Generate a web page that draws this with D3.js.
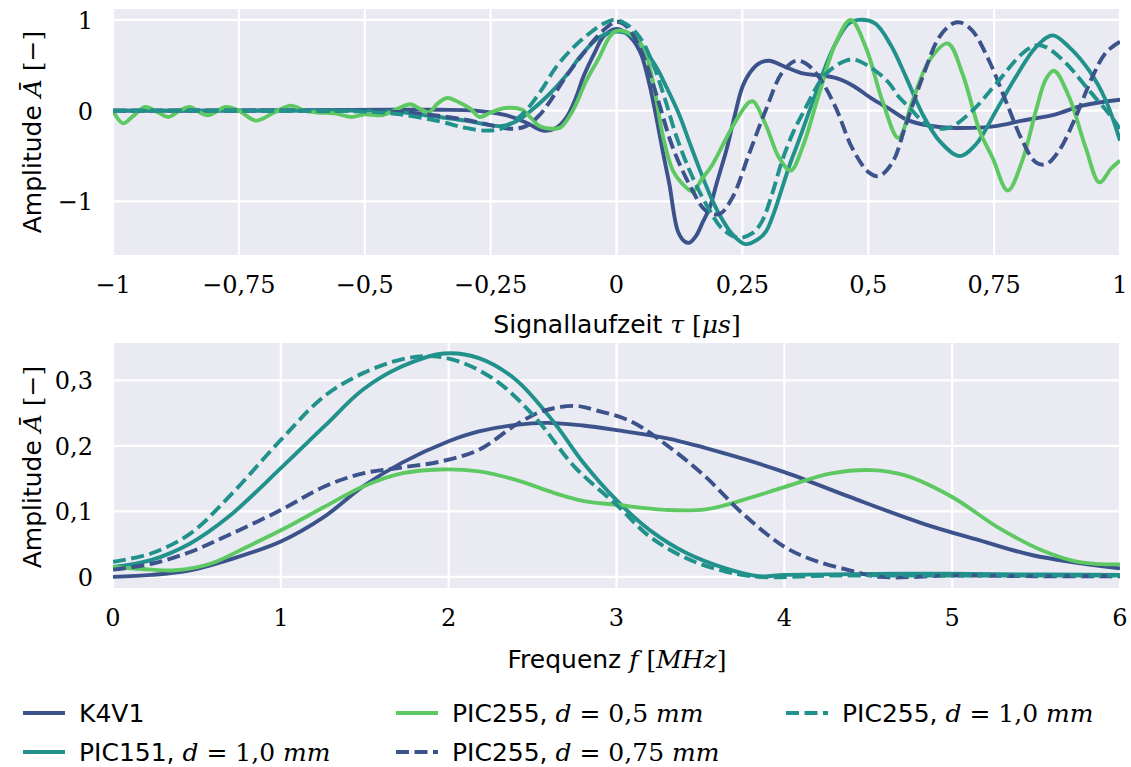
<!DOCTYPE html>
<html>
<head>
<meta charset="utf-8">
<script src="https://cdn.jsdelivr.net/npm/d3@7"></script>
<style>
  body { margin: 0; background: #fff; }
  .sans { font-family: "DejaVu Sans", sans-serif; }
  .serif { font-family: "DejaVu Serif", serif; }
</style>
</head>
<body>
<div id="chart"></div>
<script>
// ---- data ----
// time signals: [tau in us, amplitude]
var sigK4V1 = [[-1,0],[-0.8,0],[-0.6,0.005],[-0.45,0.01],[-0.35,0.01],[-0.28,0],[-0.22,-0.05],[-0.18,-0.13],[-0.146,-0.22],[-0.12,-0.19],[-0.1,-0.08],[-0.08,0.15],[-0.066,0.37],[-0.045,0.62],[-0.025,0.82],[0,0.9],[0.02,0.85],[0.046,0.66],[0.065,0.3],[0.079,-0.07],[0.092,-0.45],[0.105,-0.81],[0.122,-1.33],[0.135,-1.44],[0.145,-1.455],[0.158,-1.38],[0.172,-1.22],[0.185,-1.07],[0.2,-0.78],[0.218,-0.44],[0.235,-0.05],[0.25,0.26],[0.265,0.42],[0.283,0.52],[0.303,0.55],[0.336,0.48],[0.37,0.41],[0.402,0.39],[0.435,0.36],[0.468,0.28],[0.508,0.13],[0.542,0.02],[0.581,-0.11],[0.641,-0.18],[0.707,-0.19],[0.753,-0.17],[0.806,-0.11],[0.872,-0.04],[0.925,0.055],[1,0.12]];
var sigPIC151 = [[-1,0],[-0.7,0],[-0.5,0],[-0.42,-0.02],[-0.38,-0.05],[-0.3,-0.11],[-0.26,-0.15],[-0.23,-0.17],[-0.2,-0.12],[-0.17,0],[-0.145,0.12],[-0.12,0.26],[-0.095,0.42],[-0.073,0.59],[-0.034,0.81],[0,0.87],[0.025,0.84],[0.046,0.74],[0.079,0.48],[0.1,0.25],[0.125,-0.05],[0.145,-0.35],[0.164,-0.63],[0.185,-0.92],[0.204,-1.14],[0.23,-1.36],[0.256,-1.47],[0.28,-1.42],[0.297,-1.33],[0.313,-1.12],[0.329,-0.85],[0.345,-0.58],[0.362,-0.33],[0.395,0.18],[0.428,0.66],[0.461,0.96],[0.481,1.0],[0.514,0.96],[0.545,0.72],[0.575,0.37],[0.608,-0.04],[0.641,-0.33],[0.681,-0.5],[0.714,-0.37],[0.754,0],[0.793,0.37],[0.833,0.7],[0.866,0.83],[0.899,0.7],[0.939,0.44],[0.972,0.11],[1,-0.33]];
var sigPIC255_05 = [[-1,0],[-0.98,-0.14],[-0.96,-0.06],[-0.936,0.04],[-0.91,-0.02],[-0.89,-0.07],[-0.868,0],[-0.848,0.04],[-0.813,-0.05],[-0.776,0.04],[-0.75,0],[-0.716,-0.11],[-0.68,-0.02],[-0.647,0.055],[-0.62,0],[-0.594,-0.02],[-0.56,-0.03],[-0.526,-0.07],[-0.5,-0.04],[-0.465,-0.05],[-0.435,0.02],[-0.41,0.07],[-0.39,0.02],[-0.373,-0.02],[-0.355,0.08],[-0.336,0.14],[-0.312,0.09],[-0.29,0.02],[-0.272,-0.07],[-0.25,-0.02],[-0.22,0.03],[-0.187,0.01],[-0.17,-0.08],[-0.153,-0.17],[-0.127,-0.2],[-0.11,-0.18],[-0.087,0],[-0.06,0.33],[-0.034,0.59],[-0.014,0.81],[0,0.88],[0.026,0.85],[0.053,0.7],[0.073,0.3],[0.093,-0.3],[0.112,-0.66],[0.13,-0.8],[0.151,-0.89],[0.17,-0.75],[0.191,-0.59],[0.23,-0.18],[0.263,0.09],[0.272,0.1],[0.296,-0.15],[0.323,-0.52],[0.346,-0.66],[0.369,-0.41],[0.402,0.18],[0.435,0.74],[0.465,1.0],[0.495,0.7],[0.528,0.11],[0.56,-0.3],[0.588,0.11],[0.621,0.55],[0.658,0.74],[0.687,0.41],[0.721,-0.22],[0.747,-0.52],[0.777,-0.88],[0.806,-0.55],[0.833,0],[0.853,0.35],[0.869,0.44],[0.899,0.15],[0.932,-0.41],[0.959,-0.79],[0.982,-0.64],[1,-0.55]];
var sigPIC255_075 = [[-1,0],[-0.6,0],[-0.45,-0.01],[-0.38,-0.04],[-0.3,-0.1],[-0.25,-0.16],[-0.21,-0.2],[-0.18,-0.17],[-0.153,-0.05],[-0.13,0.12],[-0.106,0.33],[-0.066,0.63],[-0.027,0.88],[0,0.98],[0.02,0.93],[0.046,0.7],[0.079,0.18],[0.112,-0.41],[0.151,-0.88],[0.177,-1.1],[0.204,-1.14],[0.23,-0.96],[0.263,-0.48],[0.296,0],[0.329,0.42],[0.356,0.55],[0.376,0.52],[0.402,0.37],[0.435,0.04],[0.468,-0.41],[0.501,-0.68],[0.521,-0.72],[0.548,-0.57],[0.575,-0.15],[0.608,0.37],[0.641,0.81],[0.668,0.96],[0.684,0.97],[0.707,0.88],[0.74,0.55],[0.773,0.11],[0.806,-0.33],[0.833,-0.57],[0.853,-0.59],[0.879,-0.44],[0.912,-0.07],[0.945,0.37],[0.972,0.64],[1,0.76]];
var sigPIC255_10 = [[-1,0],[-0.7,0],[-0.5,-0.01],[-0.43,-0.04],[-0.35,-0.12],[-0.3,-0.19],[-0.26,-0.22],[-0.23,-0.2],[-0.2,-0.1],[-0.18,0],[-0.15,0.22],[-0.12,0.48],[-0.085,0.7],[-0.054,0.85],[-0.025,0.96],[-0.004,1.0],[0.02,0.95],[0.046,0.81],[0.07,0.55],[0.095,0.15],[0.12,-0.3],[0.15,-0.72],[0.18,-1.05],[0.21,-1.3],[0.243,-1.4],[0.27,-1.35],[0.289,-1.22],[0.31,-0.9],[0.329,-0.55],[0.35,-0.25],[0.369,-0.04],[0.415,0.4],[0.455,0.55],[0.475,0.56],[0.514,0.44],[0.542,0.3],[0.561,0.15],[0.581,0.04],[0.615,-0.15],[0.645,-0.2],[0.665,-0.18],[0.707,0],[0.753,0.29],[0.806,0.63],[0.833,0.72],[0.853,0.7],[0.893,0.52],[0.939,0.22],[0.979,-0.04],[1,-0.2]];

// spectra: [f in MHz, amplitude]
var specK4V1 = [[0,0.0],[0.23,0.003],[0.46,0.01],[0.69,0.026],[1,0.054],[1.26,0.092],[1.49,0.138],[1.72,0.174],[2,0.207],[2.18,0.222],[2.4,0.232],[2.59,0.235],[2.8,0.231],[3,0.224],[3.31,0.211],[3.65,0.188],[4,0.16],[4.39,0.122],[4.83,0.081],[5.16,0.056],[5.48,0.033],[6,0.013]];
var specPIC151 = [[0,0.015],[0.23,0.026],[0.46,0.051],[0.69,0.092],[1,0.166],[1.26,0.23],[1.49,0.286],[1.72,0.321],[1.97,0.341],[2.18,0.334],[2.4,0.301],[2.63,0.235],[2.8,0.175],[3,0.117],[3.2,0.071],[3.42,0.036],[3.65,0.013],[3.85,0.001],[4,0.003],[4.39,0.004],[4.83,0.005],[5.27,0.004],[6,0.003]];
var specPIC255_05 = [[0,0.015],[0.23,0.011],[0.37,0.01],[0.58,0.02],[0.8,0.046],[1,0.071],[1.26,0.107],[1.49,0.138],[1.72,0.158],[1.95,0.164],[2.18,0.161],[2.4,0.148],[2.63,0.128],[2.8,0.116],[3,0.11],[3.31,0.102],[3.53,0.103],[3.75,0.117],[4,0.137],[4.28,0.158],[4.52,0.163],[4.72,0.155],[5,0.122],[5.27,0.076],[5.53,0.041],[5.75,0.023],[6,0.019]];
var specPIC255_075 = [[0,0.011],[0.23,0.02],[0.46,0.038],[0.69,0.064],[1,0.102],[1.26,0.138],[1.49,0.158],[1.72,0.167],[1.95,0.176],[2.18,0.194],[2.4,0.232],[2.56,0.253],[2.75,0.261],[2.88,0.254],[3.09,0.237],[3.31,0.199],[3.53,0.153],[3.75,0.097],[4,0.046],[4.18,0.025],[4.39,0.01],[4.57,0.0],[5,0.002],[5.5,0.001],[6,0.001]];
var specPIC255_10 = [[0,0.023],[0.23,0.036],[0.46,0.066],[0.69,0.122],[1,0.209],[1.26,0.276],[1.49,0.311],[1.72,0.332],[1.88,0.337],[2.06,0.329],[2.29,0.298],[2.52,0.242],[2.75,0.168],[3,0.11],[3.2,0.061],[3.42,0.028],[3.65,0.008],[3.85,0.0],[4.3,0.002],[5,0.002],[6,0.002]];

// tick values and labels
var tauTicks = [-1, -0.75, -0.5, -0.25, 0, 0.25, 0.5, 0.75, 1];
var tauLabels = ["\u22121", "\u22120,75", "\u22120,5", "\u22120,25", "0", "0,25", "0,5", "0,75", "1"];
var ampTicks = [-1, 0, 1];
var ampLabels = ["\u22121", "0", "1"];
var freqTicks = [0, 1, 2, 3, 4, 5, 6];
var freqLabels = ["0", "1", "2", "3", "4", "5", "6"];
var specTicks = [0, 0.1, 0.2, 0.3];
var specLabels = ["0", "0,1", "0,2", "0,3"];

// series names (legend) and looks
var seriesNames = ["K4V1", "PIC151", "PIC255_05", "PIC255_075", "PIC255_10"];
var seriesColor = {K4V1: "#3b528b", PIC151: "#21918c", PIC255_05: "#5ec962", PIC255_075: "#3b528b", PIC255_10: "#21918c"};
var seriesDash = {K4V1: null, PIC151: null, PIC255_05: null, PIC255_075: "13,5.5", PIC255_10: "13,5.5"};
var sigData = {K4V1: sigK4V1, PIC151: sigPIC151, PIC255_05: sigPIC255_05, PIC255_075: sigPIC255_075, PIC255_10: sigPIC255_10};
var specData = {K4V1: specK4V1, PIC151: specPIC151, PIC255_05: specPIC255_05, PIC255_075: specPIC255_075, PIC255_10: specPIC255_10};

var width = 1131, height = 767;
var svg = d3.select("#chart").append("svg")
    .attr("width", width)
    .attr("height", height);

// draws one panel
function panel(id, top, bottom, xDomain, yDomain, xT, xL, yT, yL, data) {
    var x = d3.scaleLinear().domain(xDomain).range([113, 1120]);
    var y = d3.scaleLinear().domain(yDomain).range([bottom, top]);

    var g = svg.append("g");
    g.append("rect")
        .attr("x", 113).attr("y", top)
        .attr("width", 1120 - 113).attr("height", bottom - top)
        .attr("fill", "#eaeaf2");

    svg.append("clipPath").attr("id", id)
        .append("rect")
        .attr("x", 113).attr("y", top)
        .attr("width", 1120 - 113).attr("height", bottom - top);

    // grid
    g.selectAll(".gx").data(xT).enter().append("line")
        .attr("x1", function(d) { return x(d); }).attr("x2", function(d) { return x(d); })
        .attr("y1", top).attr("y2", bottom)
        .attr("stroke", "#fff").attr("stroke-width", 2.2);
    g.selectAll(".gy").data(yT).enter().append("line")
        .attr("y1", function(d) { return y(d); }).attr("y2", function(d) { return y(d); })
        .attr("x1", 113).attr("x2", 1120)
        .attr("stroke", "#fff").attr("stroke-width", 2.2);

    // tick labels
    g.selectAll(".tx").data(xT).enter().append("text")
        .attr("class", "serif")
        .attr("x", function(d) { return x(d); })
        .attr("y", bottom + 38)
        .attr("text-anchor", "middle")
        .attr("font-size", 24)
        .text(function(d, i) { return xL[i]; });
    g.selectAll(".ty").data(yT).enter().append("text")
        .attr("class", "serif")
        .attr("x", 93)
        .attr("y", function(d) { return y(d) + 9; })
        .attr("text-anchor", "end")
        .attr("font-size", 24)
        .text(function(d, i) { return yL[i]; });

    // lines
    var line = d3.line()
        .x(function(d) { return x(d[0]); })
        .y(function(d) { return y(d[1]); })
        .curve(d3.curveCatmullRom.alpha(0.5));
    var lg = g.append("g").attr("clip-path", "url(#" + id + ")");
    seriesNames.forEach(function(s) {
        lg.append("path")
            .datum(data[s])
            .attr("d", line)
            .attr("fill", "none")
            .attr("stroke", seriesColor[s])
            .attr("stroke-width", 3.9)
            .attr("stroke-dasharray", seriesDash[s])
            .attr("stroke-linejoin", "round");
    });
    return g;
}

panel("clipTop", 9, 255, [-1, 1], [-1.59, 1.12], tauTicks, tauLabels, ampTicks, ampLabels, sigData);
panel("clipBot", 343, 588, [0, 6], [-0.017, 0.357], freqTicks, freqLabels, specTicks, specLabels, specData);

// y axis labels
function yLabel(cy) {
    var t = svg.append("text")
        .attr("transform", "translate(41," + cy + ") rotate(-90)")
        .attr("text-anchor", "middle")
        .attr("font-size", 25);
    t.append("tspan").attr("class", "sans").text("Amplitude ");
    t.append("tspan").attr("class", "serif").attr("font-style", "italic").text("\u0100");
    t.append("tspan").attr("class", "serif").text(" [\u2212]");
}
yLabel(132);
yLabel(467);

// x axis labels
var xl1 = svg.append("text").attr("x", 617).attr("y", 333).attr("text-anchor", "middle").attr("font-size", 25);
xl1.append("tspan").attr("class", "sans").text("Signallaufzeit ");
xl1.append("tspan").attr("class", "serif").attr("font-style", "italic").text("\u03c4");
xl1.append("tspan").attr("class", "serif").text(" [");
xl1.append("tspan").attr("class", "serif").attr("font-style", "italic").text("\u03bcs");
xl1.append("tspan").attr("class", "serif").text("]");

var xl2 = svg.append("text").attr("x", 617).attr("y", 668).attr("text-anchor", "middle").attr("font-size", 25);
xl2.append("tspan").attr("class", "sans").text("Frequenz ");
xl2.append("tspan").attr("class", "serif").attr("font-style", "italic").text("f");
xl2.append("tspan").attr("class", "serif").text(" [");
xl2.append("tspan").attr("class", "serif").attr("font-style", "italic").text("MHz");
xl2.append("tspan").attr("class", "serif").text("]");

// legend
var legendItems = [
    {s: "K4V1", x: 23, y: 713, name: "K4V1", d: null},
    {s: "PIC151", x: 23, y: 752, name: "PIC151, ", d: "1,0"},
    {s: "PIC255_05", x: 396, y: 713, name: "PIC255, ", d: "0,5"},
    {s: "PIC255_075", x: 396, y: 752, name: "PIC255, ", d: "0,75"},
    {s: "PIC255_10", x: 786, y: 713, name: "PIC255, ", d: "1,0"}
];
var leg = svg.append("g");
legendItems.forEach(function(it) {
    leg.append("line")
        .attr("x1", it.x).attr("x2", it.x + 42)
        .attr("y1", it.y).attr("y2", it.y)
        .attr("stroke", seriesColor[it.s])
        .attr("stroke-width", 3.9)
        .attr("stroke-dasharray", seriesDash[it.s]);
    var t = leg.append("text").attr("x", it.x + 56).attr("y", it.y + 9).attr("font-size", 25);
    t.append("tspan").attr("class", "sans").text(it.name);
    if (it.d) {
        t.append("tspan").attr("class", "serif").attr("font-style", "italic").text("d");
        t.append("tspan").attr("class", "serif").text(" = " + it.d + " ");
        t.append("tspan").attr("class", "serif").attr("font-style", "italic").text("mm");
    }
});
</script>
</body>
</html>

◆ **WHAT THIS TASK INVOLVES**:
Where a line contains the string "draws", extract that line.

◆ **OUTPUT BELOW**:
Generate a web page that draws this with D3.js.
// draws one panel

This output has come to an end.